J’ai longuement hésité à vous parler de Never Let me Go, le dernier film de Mark Romanek (One Hour Photo) inspiré du roman de Kazuo Ishiguro. Pourquoi ? La crainte de paraître un peu fleur bleue en abordant un drame au titre sentimental, la peur de ne pouvoir maintenir une certaine distance critique face à une histoire bouleversante, l’effroi, surtout, de verser dans l’hypersubjectivité et le cliché avec des formules éculées et surutilisées comme « Un film déchirant porté par des acteurs lumineux. J’ai pleuré, j’ai adoré. Courez voir ce film ! » Devant la rareté des critiques rédigées sur l’œuvre et le peu d’attention qu’elle semble obtenir en comparaison des films plus commerciaux à la distribution ronflante, je compte rendre justice à une œuvre originale, déroutante et profondément émouvante, qui mérite toute l’attention du public.
À la fin des années 1970, Kathy H., Tommy et Ruth grandissent à l’écart du monde dans un pensionnat de la campagne anglaise appelé Hailsham, où, sous la tutelle de gardiens dirigés par la magnanime Miss Emily (Charlotte Rampling), ils reçoivent une éducation rigide les préparant à un destin exceptionnel. Les images aux teintes édulcorées, les situations douces et amères et l’ambiance quasi post-apocalyptique ne sont qu’un sobre prélude à l’annonce de ce destin secret qui est pour le moins troublant : jeunes clones, ils vivront une brève existence de donneurs d’organes, avant de s’éteindre à l’aube de la trentaine. Pourtant, dans ce monde sans effusions de sentiments, une histoire d’amour naît entre Kathy H. et Tommy, et s’épanche au son de la langoureuse ballade rock ’n’ roll « Never Let Me Go ».
Vers l’âge de 18 ans, les protagonistes quittent Hailsham pour aller vivre dans des chalets désaffectés, où ils passeront une dizaine d’années en attente de leur premier don. L’amitié enfantine entre les trois comparses fait alors place au triangle amoureux. Perdante au change, Kathy H. (Carey Mulligan) tente d’apprivoiser la solitude, tandis que Tommy (Andrew Garfield) et Ruth (Keira Knightley) vivent au rythme de leurs ébats amoureux. Jusqu’à ce qu’ils découvrent la possibilité d’obtenir, peut-être, un sursis…
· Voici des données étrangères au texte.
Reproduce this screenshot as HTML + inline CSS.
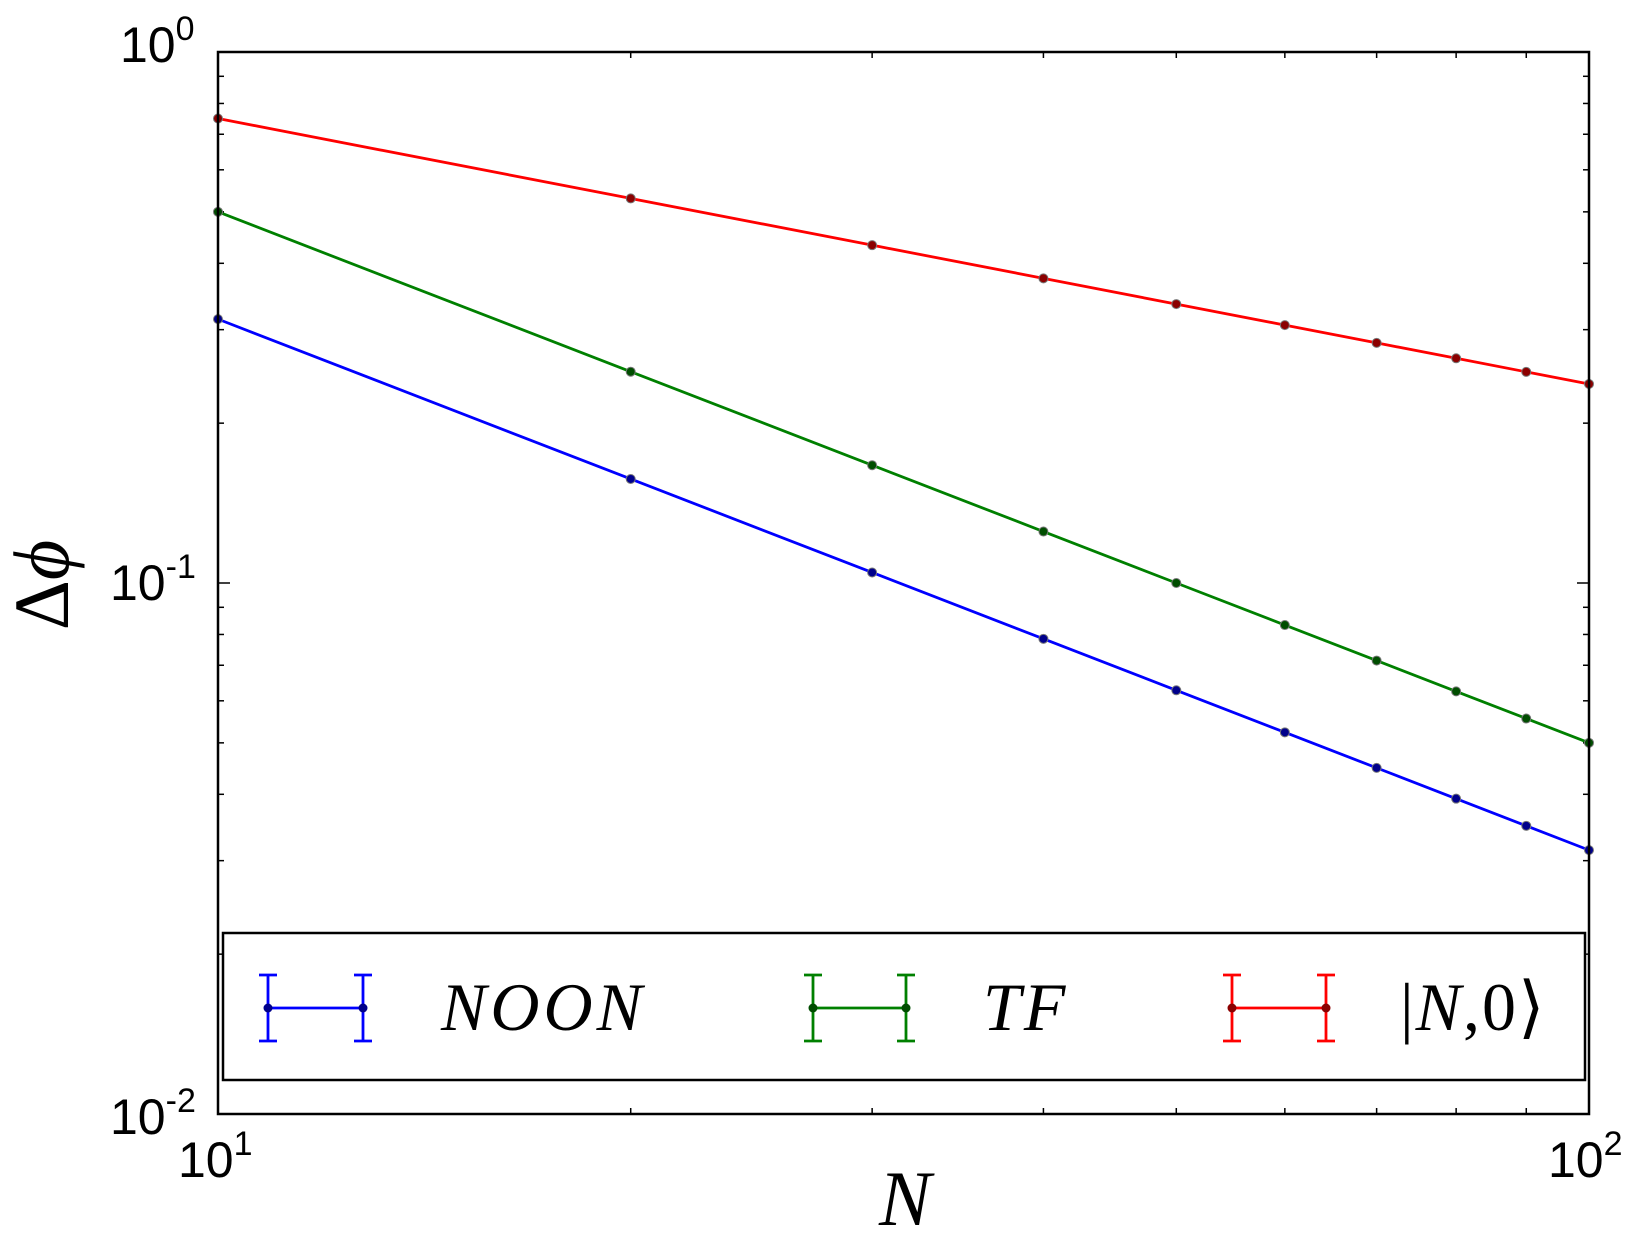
<!DOCTYPE html>
<html><head><meta charset="utf-8"><style>
html,body{margin:0;padding:0;background:#fff;}
svg{display:block;}
text{font-family:"Liberation Sans","DejaVu Sans",sans-serif;fill:#000;}
.s{font-family:"Liberation Serif",serif;font-style:italic;}
</style></head><body>
<svg id="c" width="1640" height="1244" viewBox="0 0 1640 1244" xmlns="http://www.w3.org/2000/svg">
<rect x="0" y="0" width="1640" height="1244" fill="#fff"/>
<g id="g"></g>
<rect x="218" y="52" width="1371" height="1062" fill="none" stroke="#000" stroke-width="2.5"/>
<!-- legend -->
<rect x="223" y="933" width="1362" height="147" fill="#fff" stroke="#000" stroke-width="2.5"/>
<g stroke="#0000ff" stroke-width="2.8" fill="#00008b">
<line x1="268" y1="1008" x2="363" y2="1008"/>
<line x1="268" y1="975" x2="268" y2="1041"/><line x1="259" y1="975" x2="277" y2="975"/><line x1="259" y1="1041" x2="277" y2="1041"/>
<line x1="363" y1="975" x2="363" y2="1041"/><line x1="354" y1="975" x2="372" y2="975"/><line x1="354" y1="1041" x2="372" y2="1041"/>
<circle cx="268" cy="1008" r="4.5" stroke="none"/><circle cx="363" cy="1008" r="4.5" stroke="none"/>
</g>
<g stroke="#008000" stroke-width="2.8" fill="#004d00">
<line x1="813" y1="1008" x2="906" y2="1008"/>
<line x1="813" y1="975" x2="813" y2="1041"/><line x1="804" y1="975" x2="822" y2="975"/><line x1="804" y1="1041" x2="822" y2="1041"/>
<line x1="906" y1="975" x2="906" y2="1041"/><line x1="897" y1="975" x2="915" y2="975"/><line x1="897" y1="1041" x2="915" y2="1041"/>
<circle cx="813" cy="1008" r="4.5" stroke="none"/><circle cx="906" cy="1008" r="4.5" stroke="none"/>
</g>
<g stroke="#ff0000" stroke-width="2.8" fill="#8b0000">
<line x1="1232" y1="1008" x2="1326" y2="1008"/>
<line x1="1232" y1="975" x2="1232" y2="1041"/><line x1="1223" y1="975" x2="1241" y2="975"/><line x1="1223" y1="1041" x2="1241" y2="1041"/>
<line x1="1326" y1="975" x2="1326" y2="1041"/><line x1="1317" y1="975" x2="1335" y2="975"/><line x1="1317" y1="1041" x2="1335" y2="1041"/>
<circle cx="1232" cy="1008" r="4.5" stroke="none"/><circle cx="1326" cy="1008" r="4.5" stroke="none"/>
</g>
<text class="s" x="441" y="1030" font-size="68" letter-spacing="4">NOON</text>
<text class="s" x="983" y="1030" font-size="68" letter-spacing="3">TF</text>
<text class="s" x="1400" y="1030" font-size="68" letter-spacing="2" style="font-style:normal">|<tspan style="font-style:italic">N</tspan>,0⟩</text>
<!-- tick labels -->
<text x="120" y="62" font-size="50">10<tspan dy="-22" font-size="34">0</tspan></text>
<text x="110" y="600" font-size="50">10<tspan dy="-22" font-size="34">-1</tspan></text>
<text x="110" y="1134" font-size="50">10<tspan dy="-22" font-size="34">-2</tspan></text>
<text x="178" y="1177" font-size="50">10<tspan dy="-22" font-size="34">1</tspan></text>
<text x="1548" y="1177" font-size="50">10<tspan dy="-22" font-size="34">2</tspan></text>
<text class="s" x="905" y="1225" font-size="78" text-anchor="middle">N</text>
<text class="s" font-size="78" transform="translate(68,585) rotate(-90)" text-anchor="middle" style="font-style:normal">Δ<tspan style="font-style:italic">ϕ</tspan></text>
</svg>
<script>
(function(){
var g=document.getElementById('g'),ns='http://www.w3.org/2000/svg';
function X(n){return 218+1371*Math.log10(n/10);}
function Y(v){return 52-531*Math.log10(v);}
function el(t,a){var e=document.createElementNS(ns,t);for(var k in a)e.setAttribute(k,a[k]);g.appendChild(e);return e;}
var i,d;
for(d=0;d<2;d++){for(i=1;i<10;i++){var y=Y(Math.pow(10,-2+d)*i);var L=(i==1)?12:6;
el('line',{x1:218,y1:y,x2:218+L,y2:y,stroke:'#000','stroke-width':1.5});
el('line',{x1:1589,y1:y,x2:1589-L,y2:y,stroke:'#000','stroke-width':1.5});}}
for(i=2;i<10;i++){var x=X(i*10);
el('line',{x1:x,y1:1114,x2:x,y2:1108,stroke:'#000','stroke-width':1.5});
el('line',{x1:x,y1:52,x2:x,y2:58,stroke:'#000','stroke-width':1.5});}
var ser=[[function(n){return 2.37/Math.sqrt(n);},'#ff0000','#8b0000'],
[function(n){return 5/n;},'#008000','#004d00'],
[function(n){return 3.14/n;},'#0000ff','#00008b']];
ser.forEach(function(s){var pts=[];for(var n=10;n<=100;n+=10){pts.push(X(n)+','+Y(s[0](n)));}
el('polyline',{points:pts.join(' '),fill:'none',stroke:s[1],'stroke-width':2.8});
for(var n=10;n<=100;n+=10){el('circle',{cx:X(n),cy:Y(s[0](n)),r:4.5,fill:s[2],stroke:'#777','stroke-width':1});}});
})();
</script>
</body></html>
Dans son œuvre, Romanek instaure le suspense en mettant en scène un univers toujours entre l’ombre et la lumière, et le laisse planer en ne révélant que progressivement les informations clés du récit. Il privilégie également une esthétique minimaliste qui vient tempérer le drame en l’empêchant de sombrer dans le pathétisme. Cette esthétique de la sobriété caractérisant autant la réalisation que le jeu des acteurs ne parvient que davantage à donner de la profondeur au récit et à susciter l’émotion. C’est à travers la perspective de Kathy H., interprétée avec justesse et grande retenue par Carey Mulligan (jamais n’aura-t-on vu un regard aussi expressif au cinéma), que l’on assiste à la grande tragédie qu’est l’existence de ces jeunes êtres à la fois créés et condamnés par la science.
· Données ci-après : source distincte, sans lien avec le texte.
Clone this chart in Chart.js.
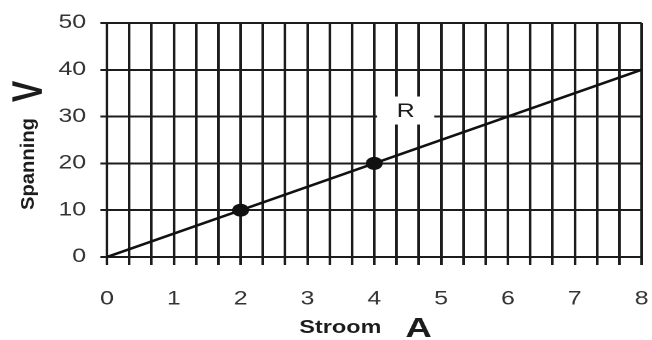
<!DOCTYPE html>
<html>
<head>
<meta charset="utf-8">
<script src="https://cdn.jsdelivr.net/npm/chart.js@4.4.0/dist/chart.umd.min.js"></script>
<style>
  html, body { margin: 0; padding: 0; background: #fff; overflow: hidden; }
  /* the chart is laid out 500px wide and stretched sideways to 652px */
  #wrap { position: relative; width: 500px; height: 340px; transform: scaleX(1.304); transform-origin: 0 0; }
  #ohmChart { display: block; }
</style>
</head>
<body>
<div id="wrap"><canvas id="ohmChart" width="500" height="340"></canvas></div>
<script>
// current (A) against voltage (V)
var stroom   = [0, 2, 4, 8];
var spanning = [0, 10, 20, 40];
var measured = [false, true, true, false];

var xTickLabels = ['0', '1', '2', '3', '4', '5', '6', '7', '8'];
var yTickLabels = ['0', '10', '20', '30', '40', '50'];
var gridPerUnit = 3;

var lineLabel = { text: 'R', x: 4.47, y: 31.3 };

var INK = '#1c1c1c';
var FONT = "'Liberation Sans', Arial, sans-serif";

function xTicks() {
    var ticks = [];
    var last = Number(xTickLabels[xTickLabels.length - 1]);
    for (var i = 0; i <= last * gridPerUnit; i++) {
        ticks.push({ value: i / gridPerUnit });
    }
    return ticks;
}

// fixed axis boxes, no extra room for the end labels
function fixBox(size) {
    return function (scale) {
        if (scale.isHorizontal()) {
            scale.height = size;
        } else {
            scale.width = size;
        }
        scale.paddingLeft = 0;
        scale.paddingRight = 0;
        scale.paddingTop = 0;
        scale.paddingBottom = 0;
    };
}

var labelPlugin = {
    id: 'lineLabel',
    beforeDatasetsDraw: function (chart) {
        var ctx = chart.ctx;
        var px = chart.scales.x.getPixelForValue(lineLabel.x);
        var py = chart.scales.y.getPixelForValue(lineLabel.y);
        ctx.save();
        ctx.fillStyle = '#fff';
        ctx.fillRect(px - 22, py - 14, 44, 28);
        ctx.fillStyle = INK;
        ctx.font = '19px ' + FONT;
        ctx.textAlign = 'center';
        ctx.textBaseline = 'middle';
        ctx.fillText(lineLabel.text, px, py + 1);
        ctx.restore();
    }
};

var titlePlugin = {
    id: 'axisTitles',
    afterDraw: function (chart) {
        var ctx = chart.ctx;
        ctx.save();
        ctx.fillStyle = INK;
        ctx.textAlign = 'center';
        ctx.textBaseline = 'alphabetic';

        ctx.font = 'bold 18px ' + FONT;
        ctx.fillText('Stroom', 261, 333);
        ctx.font = 'bold 28px ' + FONT;
        ctx.fillText('A', 321, 337);

        // vertical title, rotated
        ctx.save();
        ctx.translate(20.7, 91.5);
        ctx.rotate(-Math.PI / 2);
        ctx.font = 'bold 32px ' + FONT;
        ctx.fillText('V', 0, 11.5);
        ctx.restore();

        ctx.save();
        ctx.translate(22.2, 164);
        ctx.rotate(-Math.PI / 2);
        ctx.font = 'bold 15px ' + FONT;
        var w = ctx.measureText('Spanning').width;
        ctx.scale(92 / w, 1);
        ctx.fillText('Spanning', 0, 4);
        ctx.restore();

        ctx.restore();
    }
};

var ctx = document.getElementById('ohmChart').getContext('2d');

new Chart(ctx, {
    type: 'line',
    data: {
        datasets: [{
            data: stroom.map(function (a, i) { return { x: a, y: spanning[i] }; }),
            borderColor: '#111',
            borderWidth: 2.5,
            backgroundColor: '#111',
            pointBackgroundColor: '#111',
            pointBorderWidth: 0,
            pointRadius: function (c) { return measured[c.dataIndex] ? 6.5 : 0; },
            tension: 0,
            fill: false
        }]
    },
    options: {
        responsive: false,
        animation: false,
        devicePixelRatio: 2,
        layout: { padding: { top: 23, right: 8, bottom: 0, left: 0 } },
        plugins: {
            legend: { display: false },
            tooltip: { enabled: false }
        },
        scales: {
            x: {
                type: 'linear',
                min: 0,
                max: 8,
                afterBuildTicks: function (scale) { scale.ticks = xTicks(); },
                afterFit: fixBox(83),
                grid: { color: INK, lineWidth: 2, tickLength: 8, tickColor: INK, tickWidth: 2 },
                border: { display: false },
                ticks: {
                    autoSkip: false,
                    maxRotation: 0,
                    padding: 23,
                    color: '#333',
                    font: { family: FONT, size: 19 },
                    callback: function (value) {
                        var r = Math.round(value);
                        return Math.abs(value - r) < 1e-6 ? xTickLabels[r] : '';
                    }
                }
            },
            y: {
                min: 0,
                max: 50,
                afterBuildTicks: function (scale) {
                    scale.ticks = yTickLabels.map(function (t) { return { value: Number(t) }; });
                },
                afterFit: fixBox(82),
                grid: { color: INK, lineWidth: 2, tickLength: 5, tickColor: INK, tickWidth: 2 },
                border: { display: false },
                ticks: {
                    padding: 11,
                    color: '#333',
                    font: { family: FONT, size: 19 },
                    callback: function (value) { return String(value); }
                }
            }
        }
    },
    plugins: [labelPlugin, titlePlugin]
});
</script>
</body>
</html>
Au sortir de la projection, ce n’est pas tant la réalisation maîtrisée de Romanek, ou encore le jeu sobre et inspiré des trois acteurs principaux qui reste en mémoire, mais bien la force de cette histoire fictive née sous la plume d’Ishiguro. Une rétro-fiction qui pourrait bientôt trouver son pendant dans la réalité, une œuvre qui, avant de constituer une réflexion sur le clonage humain, s’avère avant tout une inspirante métaphore de l’existence. Si ce n’était de l’amitié, de l’amour et de l’Art, qui nous permettent de nous élever au-dessus de notre existence banale et de lui donner sens, ne serions-nous pas, nous aussi à notre manière, de simples mortels donneurs d’organes ?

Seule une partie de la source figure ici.